Seböck: Ich habe sicher berufsbedingt einen geschulten Blick für Bedrohungen – und das beeinflusst meine Wahrnehmung. Ich überprüfe Fluchtwege, denke bei Veranstaltungen an Sicherheitskonzepte. Aber ich bin kein Alarmist, ich sehe das pragmatisch. Terrorismus macht mir keine Angst, aber ich beobachte die Entwicklungen sehr genau und überlege, was man dagegen tun kann. Ja, es gibt Risiken, die können und müssen wir adressieren. Wir können gegen Extremismus in sozialen Medien vorgehen, indem wir toxische Algorithmen analysieren und regulieren. Wir können mit Deepfakes umgehen – technisch ist es machbar, auch wenn es aufwendig ist. Wir können Resilienz aufbauen, aber dafür braucht es Wissen, kritisches Denken und die Bereitschaft, Probleme zu benennen.

 

Welche Voraussetzungen sollten Menschen mitbringen, die sich für ein Studium am Department für Sicherheitsforschung interessieren?

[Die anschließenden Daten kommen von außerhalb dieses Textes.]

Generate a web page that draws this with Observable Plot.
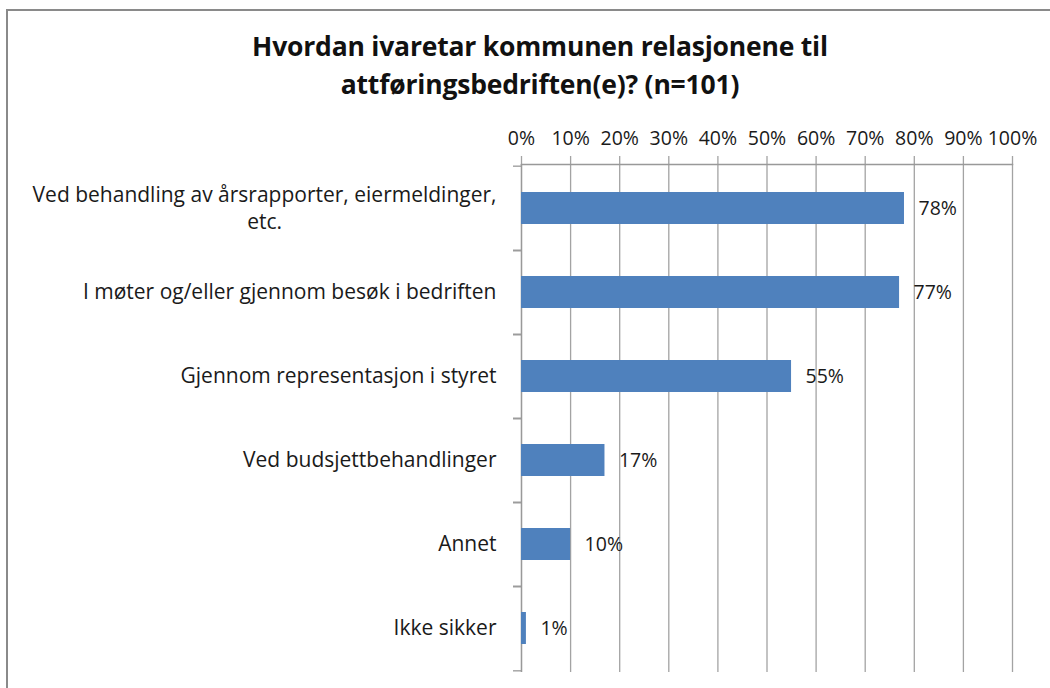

Seböck: Wer sich für Sicherheitsforschung interessiert, sollte Neugier, technisches Verständnis und gewisse Vorerfahrungen mitbringen. Wir sind eine Universität für Weiterbildung, unsere unterschiedlichen Programme haben relativ klare Vorgaben, wer sich bewerben kann. Das kann beispielsweise jemand sein, der oder die im Bereich eines Unternehmens arbeitet, in dem Sicherheit eine Rolle spielt. Im Bereich Counterterrorism bewerben sich eher Personen aus dem nachrichtendienstlichen, polizeilichen oder militärischen Umfeld, die schon in irgendeiner Form mit dem Thema befasst waren. Für den Schwerpunkt Brandschutz sollte man in irgendeiner Form brandschutztechnische Vorerfahrungen haben. Und im Bereich Cybersecurity und KI sollten die Leute natürlich mit einer guten Portion Computerwissen zu uns kommen


WALTER SEBÖCK

Assoz. Prof. Mag. Dr. Walter Seböck, MAS MSc ist Leiter des Departments für Sicherheitsforschung an der Universität für Weiterbildung Krems. Er promovierte in Politikwissenschaft an der Universität Wien, schloss einen MBA in Informationstechnologie an der US-amerikanischen xxxx-Universität ab und in Krems das Weiterbildungsstudium Telematik. Weiters ist er Mitglied in verschiedenen Gremien, u.a. Vorstand im Kompetenzzentrum Sicheres Österreich.